Take from the listing each line that has the string "HTML".

Data supplied:
..............................
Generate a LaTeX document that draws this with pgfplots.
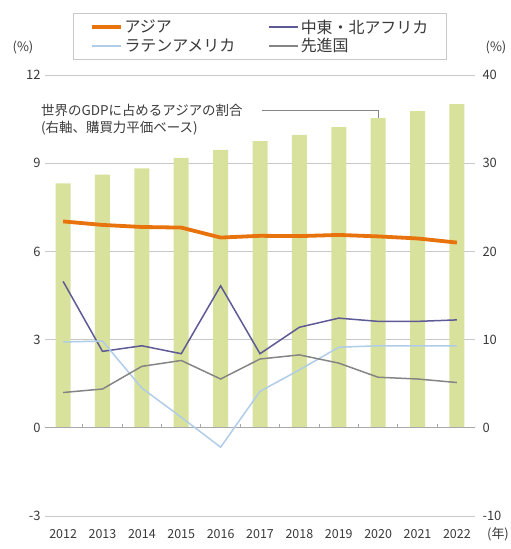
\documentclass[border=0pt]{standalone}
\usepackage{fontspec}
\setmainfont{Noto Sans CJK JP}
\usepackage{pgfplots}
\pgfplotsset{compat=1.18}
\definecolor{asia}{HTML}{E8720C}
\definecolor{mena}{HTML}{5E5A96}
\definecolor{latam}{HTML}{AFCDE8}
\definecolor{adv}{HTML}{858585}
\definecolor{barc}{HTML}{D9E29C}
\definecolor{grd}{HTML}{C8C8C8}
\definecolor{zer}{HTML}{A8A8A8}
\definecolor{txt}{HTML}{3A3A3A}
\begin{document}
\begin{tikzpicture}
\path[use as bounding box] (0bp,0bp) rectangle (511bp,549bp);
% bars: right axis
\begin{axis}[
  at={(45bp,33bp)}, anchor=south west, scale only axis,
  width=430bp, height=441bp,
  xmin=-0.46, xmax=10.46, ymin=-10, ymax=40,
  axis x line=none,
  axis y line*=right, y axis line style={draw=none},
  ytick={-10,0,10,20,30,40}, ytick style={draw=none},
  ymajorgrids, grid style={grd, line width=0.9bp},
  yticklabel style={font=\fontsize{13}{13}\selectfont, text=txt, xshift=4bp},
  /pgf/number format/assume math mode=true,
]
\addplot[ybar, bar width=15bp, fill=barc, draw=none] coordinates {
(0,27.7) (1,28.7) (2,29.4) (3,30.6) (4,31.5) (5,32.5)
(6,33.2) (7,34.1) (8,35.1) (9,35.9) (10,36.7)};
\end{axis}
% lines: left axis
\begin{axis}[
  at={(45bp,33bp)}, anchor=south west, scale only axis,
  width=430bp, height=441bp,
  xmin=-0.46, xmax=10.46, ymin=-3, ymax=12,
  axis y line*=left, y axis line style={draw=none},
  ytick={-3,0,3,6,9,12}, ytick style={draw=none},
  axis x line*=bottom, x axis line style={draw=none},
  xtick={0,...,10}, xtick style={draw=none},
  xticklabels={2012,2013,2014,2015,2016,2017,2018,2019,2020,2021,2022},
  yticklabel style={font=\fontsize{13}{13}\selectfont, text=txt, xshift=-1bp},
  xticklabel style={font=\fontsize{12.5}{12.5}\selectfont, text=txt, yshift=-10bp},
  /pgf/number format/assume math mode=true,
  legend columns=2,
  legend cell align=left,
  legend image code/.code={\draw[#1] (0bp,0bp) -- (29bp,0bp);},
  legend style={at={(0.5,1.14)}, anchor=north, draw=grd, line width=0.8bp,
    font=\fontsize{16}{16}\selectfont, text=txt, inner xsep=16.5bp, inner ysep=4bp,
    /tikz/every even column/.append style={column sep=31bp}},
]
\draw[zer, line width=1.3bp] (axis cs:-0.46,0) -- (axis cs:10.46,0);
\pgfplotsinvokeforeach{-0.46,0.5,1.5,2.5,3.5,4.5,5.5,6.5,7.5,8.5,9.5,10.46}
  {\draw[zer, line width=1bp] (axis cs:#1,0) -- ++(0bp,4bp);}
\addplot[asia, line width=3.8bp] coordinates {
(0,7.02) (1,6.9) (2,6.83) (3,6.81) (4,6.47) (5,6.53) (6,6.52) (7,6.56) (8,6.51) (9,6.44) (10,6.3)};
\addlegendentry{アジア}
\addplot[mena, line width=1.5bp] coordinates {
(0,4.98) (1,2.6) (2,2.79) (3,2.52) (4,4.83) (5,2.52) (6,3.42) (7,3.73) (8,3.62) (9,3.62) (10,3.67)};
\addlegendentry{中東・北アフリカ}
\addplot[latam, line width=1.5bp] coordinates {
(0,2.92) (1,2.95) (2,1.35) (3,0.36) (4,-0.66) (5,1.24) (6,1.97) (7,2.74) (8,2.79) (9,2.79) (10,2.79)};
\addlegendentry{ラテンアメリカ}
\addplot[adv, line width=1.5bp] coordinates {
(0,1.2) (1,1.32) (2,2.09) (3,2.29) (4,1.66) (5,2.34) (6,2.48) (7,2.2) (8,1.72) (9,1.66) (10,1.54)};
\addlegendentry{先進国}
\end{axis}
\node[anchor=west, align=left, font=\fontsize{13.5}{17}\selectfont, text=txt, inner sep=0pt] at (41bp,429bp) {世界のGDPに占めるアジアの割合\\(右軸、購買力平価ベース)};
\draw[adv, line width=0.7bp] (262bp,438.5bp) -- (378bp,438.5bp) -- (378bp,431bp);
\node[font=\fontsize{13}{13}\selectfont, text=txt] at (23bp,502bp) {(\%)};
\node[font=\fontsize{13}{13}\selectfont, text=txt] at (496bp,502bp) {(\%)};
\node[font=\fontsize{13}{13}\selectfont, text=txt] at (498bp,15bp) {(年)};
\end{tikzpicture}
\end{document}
..............................
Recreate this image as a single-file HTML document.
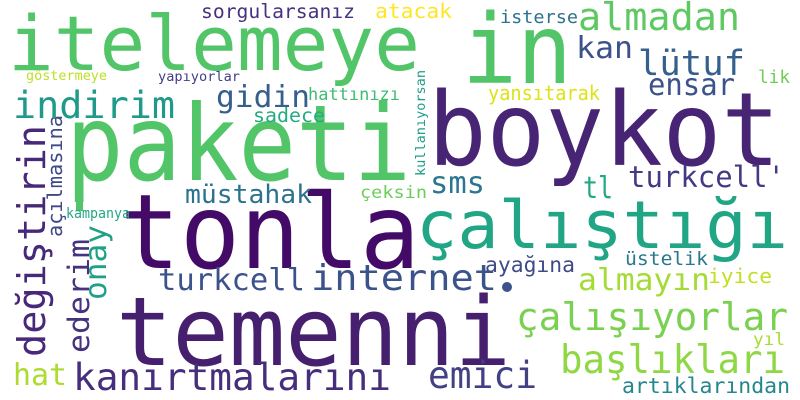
..............................
Answer to the exercise:
\definecolor{asia}{HTML}{E8720C}
\definecolor{mena}{HTML}{5E5A96}
\definecolor{latam}{HTML}{AFCDE8}
\definecolor{adv}{HTML}{858585}
\definecolor{barc}{HTML}{D9E29C}
\definecolor{grd}{HTML}{C8C8C8}
\definecolor{zer}{HTML}{A8A8A8}
\definecolor{txt}{HTML}{3A3A3A}
Recreate this image as a single-file HTML document.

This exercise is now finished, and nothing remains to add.